Copy out every record precisely.

(Plotting code records)
☆ ☆ ☆ ☆ ☆

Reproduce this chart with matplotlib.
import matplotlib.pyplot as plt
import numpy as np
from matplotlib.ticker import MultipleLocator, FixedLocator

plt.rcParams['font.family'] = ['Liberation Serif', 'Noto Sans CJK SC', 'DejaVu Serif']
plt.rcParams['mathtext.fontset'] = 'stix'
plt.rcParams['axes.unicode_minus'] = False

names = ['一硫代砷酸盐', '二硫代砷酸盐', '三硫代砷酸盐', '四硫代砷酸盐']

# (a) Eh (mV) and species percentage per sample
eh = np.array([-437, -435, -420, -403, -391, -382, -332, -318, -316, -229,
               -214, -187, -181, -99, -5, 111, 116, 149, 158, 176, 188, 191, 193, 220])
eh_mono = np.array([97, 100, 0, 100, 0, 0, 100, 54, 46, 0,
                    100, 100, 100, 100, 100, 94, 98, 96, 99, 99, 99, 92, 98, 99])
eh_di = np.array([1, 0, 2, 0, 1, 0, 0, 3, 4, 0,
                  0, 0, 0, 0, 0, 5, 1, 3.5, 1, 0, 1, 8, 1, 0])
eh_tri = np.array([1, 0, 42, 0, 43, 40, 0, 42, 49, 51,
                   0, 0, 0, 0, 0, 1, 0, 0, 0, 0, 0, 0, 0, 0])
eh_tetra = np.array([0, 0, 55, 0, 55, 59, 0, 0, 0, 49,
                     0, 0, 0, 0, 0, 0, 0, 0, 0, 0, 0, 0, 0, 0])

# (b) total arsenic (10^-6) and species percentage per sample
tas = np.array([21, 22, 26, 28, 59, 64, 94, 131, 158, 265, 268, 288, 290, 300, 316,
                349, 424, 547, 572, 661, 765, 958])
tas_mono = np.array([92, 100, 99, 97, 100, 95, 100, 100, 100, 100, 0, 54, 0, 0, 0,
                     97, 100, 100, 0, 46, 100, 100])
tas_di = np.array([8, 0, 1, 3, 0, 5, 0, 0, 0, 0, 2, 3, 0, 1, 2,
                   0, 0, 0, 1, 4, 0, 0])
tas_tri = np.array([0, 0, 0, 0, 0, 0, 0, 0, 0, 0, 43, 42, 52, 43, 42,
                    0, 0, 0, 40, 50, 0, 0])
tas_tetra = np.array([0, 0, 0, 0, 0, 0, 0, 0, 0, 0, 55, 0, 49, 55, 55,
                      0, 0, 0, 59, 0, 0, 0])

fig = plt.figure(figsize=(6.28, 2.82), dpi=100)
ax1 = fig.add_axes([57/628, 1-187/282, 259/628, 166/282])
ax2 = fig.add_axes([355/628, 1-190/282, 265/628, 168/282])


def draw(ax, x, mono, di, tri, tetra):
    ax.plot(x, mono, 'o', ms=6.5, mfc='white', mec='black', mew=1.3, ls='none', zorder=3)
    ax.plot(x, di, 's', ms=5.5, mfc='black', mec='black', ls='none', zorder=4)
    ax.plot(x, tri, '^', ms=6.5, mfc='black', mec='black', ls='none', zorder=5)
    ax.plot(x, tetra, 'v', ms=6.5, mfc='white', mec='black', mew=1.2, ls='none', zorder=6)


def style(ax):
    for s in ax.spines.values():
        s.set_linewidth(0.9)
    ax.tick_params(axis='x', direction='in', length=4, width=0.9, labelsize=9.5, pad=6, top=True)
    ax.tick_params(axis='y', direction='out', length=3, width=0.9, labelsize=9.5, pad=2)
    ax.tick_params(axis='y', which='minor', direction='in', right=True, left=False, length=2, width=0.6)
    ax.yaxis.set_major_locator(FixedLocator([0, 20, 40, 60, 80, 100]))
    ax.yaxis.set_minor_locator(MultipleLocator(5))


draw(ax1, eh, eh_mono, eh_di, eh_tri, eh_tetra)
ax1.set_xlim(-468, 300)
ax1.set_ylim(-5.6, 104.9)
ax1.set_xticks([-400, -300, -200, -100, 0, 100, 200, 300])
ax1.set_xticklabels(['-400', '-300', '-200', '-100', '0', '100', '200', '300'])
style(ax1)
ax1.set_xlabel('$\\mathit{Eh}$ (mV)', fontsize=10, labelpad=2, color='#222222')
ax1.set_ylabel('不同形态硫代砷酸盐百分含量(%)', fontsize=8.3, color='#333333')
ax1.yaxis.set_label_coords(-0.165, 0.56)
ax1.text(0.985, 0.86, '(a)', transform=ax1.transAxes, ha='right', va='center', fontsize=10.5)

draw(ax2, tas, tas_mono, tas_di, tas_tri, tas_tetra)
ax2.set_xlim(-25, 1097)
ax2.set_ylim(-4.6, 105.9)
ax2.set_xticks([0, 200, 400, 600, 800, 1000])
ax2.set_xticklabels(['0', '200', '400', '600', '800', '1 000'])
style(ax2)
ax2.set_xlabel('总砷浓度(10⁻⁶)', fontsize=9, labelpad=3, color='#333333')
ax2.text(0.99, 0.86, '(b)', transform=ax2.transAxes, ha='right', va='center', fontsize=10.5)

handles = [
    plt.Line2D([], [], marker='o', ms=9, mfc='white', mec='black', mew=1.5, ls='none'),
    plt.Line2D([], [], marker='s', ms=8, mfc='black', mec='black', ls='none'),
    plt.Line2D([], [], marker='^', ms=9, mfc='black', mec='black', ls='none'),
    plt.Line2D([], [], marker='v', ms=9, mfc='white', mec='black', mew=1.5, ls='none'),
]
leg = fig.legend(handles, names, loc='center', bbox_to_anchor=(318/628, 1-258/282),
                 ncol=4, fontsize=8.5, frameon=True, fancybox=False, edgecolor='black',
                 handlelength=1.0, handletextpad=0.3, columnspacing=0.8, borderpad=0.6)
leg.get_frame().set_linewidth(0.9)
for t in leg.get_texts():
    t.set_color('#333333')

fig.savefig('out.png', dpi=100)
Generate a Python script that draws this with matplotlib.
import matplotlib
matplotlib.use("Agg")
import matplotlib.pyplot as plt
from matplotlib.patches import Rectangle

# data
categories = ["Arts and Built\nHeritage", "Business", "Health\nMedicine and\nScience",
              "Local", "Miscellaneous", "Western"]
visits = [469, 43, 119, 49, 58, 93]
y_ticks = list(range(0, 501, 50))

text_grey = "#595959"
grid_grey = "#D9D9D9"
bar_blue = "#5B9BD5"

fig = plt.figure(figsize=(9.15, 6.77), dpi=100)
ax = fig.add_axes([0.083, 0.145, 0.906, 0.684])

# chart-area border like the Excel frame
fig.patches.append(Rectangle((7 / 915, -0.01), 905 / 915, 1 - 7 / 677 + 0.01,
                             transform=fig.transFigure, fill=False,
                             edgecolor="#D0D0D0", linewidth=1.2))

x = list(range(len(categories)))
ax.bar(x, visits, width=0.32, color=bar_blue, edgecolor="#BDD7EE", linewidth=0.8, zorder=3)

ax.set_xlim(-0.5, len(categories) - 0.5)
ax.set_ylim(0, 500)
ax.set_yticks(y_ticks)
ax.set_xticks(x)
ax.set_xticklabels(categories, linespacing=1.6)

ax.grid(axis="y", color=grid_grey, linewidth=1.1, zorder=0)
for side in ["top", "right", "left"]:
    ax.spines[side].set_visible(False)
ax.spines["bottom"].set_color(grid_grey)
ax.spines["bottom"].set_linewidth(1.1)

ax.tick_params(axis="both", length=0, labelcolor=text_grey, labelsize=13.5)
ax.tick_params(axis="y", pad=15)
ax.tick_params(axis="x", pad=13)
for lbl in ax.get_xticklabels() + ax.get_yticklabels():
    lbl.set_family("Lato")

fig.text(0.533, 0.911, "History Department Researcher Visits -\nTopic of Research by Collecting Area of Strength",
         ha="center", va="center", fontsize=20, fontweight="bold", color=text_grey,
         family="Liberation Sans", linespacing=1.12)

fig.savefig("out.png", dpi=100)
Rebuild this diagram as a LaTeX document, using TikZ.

☆ ☆ ☆ ☆ ☆

■ Task answer ■
Reproduce this chart with matplotlib.
import matplotlib.pyplot as plt
import numpy as np
from matplotlib.ticker import MultipleLocator, FixedLocator

plt.rcParams['font.family'] = ['Liberation Serif', 'Noto Sans CJK SC', 'DejaVu Serif']
plt.rcParams['mathtext.fontset'] = 'stix'
plt.rcParams['axes.unicode_minus'] = False

names = ['一硫代砷酸盐', '二硫代砷酸盐', '三硫代砷酸盐', '四硫代砷酸盐']

# (a) Eh (mV) and species percentage per sample
eh = np.array([-437, -435, -420, -403, -391, -382, -332, -318, -316, -229,
               -214, -187, -181, -99, -5, 111, 116, 149, 158, 176, 188, 191, 193, 220])
eh_mono = np.array([97, 100, 0, 100, 0, 0, 100, 54, 46, 0,
                    100, 100, 100, 100, 100, 94, 98, 96, 99, 99, 99, 92, 98, 99])
eh_di = np.array([1, 0, 2, 0, 1, 0, 0, 3, 4, 0,
                  0, 0, 0, 0, 0, 5, 1, 3.5, 1, 0, 1, 8, 1, 0])
eh_tri = np.array([1, 0, 42, 0, 43, 40, 0, 42, 49, 51,
                   0, 0, 0, 0, 0, 1, 0, 0, 0, 0, 0, 0, 0, 0])
eh_tetra = np.array([0, 0, 55, 0, 55, 59, 0, 0, 0, 49,
                     0, 0, 0, 0, 0, 0, 0, 0, 0, 0, 0, 0, 0, 0])

# (b) total arsenic (10^-6) and species percentage per sample
tas = np.array([21, 22, 26, 28, 59, 64, 94, 131, 158, 265, 268, 288, 290, 300, 316,
                349, 424, 547, 572, 661, 765, 958])
tas_mono = np.array([92, 100, 99, 97, 100, 95, 100, 100, 100, 100, 0, 54, 0, 0, 0,
                     97, 100, 100, 0, 46, 100, 100])
tas_di = np.array([8, 0, 1, 3, 0, 5, 0, 0, 0, 0, 2, 3, 0, 1, 2,
                   0, 0, 0, 1, 4, 0, 0])
tas_tri = np.array([0, 0, 0, 0, 0, 0, 0, 0, 0, 0, 43, 42, 52, 43, 42,
                    0, 0, 0, 40, 50, 0, 0])
tas_tetra = np.array([0, 0, 0, 0, 0, 0, 0, 0, 0, 0, 55, 0, 49, 55, 55,
                      0, 0, 0, 59, 0, 0, 0])

fig = plt.figure(figsize=(6.28, 2.82), dpi=100)
ax1 = fig.add_axes([57/628, 1-187/282, 259/628, 166/282])
ax2 = fig.add_axes([355/628, 1-190/282, 265/628, 168/282])


def draw(ax, x, mono, di, tri, tetra):
    ax.plot(x, mono, 'o', ms=6.5, mfc='white', mec='black', mew=1.3, ls='none', zorder=3)
    ax.plot(x, di, 's', ms=5.5, mfc='black', mec='black', ls='none', zorder=4)
    ax.plot(x, tri, '^', ms=6.5, mfc='black', mec='black', ls='none', zorder=5)
    ax.plot(x, tetra, 'v', ms=6.5, mfc='white', mec='black', mew=1.2, ls='none', zorder=6)


def style(ax):
    for s in ax.spines.values():
        s.set_linewidth(0.9)
    ax.tick_params(axis='x', direction='in', length=4, width=0.9, labelsize=9.5, pad=6, top=True)
    ax.tick_params(axis='y', direction='out', length=3, width=0.9, labelsize=9.5, pad=2)
    ax.tick_params(axis='y', which='minor', direction='in', right=True, left=False, length=2, width=0.6)
    ax.yaxis.set_major_locator(FixedLocator([0, 20, 40, 60, 80, 100]))
    ax.yaxis.set_minor_locator(MultipleLocator(5))


draw(ax1, eh, eh_mono, eh_di, eh_tri, eh_tetra)
ax1.set_xlim(-468, 300)
ax1.set_ylim(-5.6, 104.9)
ax1.set_xticks([-400, -300, -200, -100, 0, 100, 200, 300])
ax1.set_xticklabels(['-400', '-300', '-200', '-100', '0', '100', '200', '300'])
style(ax1)
ax1.set_xlabel('$\\mathit{Eh}$ (mV)', fontsize=10, labelpad=2, color='#222222')
ax1.set_ylabel('不同形态硫代砷酸盐百分含量(%)', fontsize=8.3, color='#333333')
ax1.yaxis.set_label_coords(-0.165, 0.56)
ax1.text(0.985, 0.86, '(a)', transform=ax1.transAxes, ha='right', va='center', fontsize=10.5)

draw(ax2, tas, tas_mono, tas_di, tas_tri, tas_tetra)
ax2.set_xlim(-25, 1097)
ax2.set_ylim(-4.6, 105.9)
ax2.set_xticks([0, 200, 400, 600, 800, 1000])
ax2.set_xticklabels(['0', '200', '400', '600', '800', '1 000'])
style(ax2)
ax2.set_xlabel('总砷浓度(10⁻⁶)', fontsize=9, labelpad=3, color='#333333')
ax2.text(0.99, 0.86, '(b)', transform=ax2.transAxes, ha='right', va='center', fontsize=10.5)

handles = [
    plt.Line2D([], [], marker='o', ms=9, mfc='white', mec='black', mew=1.5, ls='none'),
    plt.Line2D([], [], marker='s', ms=8, mfc='black', mec='black', ls='none'),
    plt.Line2D([], [], marker='^', ms=9, mfc='black', mec='black', ls='none'),
    plt.Line2D([], [], marker='v', ms=9, mfc='white', mec='black', mew=1.5, ls='none'),
]
leg = fig.legend(handles, names, loc='center', bbox_to_anchor=(318/628, 1-258/282),
                 ncol=4, fontsize=8.5, frameon=True, fancybox=False, edgecolor='black',
                 handlelength=1.0, handletextpad=0.3, columnspacing=0.8, borderpad=0.6)
leg.get_frame().set_linewidth(0.9)
for t in leg.get_texts():
    t.set_color('#333333')

fig.savefig('out.png', dpi=100)
Generate a Python script that draws this with matplotlib.
import matplotlib
matplotlib.use("Agg")
import matplotlib.pyplot as plt
from matplotlib.patches import Rectangle

# data
categories = ["Arts and Built\nHeritage", "Business", "Health\nMedicine and\nScience",
              "Local", "Miscellaneous", "Western"]
visits = [469, 43, 119, 49, 58, 93]
y_ticks = list(range(0, 501, 50))

text_grey = "#595959"
grid_grey = "#D9D9D9"
bar_blue = "#5B9BD5"

fig = plt.figure(figsize=(9.15, 6.77), dpi=100)
ax = fig.add_axes([0.083, 0.145, 0.906, 0.684])

# chart-area border like the Excel frame
fig.patches.append(Rectangle((7 / 915, -0.01), 905 / 915, 1 - 7 / 677 + 0.01,
                             transform=fig.transFigure, fill=False,
                             edgecolor="#D0D0D0", linewidth=1.2))

x = list(range(len(categories)))
ax.bar(x, visits, width=0.32, color=bar_blue, edgecolor="#BDD7EE", linewidth=0.8, zorder=3)

ax.set_xlim(-0.5, len(categories) - 0.5)
ax.set_ylim(0, 500)
ax.set_yticks(y_ticks)
ax.set_xticks(x)
ax.set_xticklabels(categories, linespacing=1.6)

ax.grid(axis="y", color=grid_grey, linewidth=1.1, zorder=0)
for side in ["top", "right", "left"]:
    ax.spines[side].set_visible(False)
ax.spines["bottom"].set_color(grid_grey)
ax.spines["bottom"].set_linewidth(1.1)

ax.tick_params(axis="both", length=0, labelcolor=text_grey, labelsize=13.5)
ax.tick_params(axis="y", pad=15)
ax.tick_params(axis="x", pad=13)
for lbl in ax.get_xticklabels() + ax.get_yticklabels():
    lbl.set_family("Lato")

fig.text(0.533, 0.911, "History Department Researcher Visits -\nTopic of Research by Collecting Area of Strength",
         ha="center", va="center", fontsize=20, fontweight="bold", color=text_grey,
         family="Liberation Sans", linespacing=1.12)

fig.savefig("out.png", dpi=100)
Rebuild this diagram as a LaTeX document, using TikZ.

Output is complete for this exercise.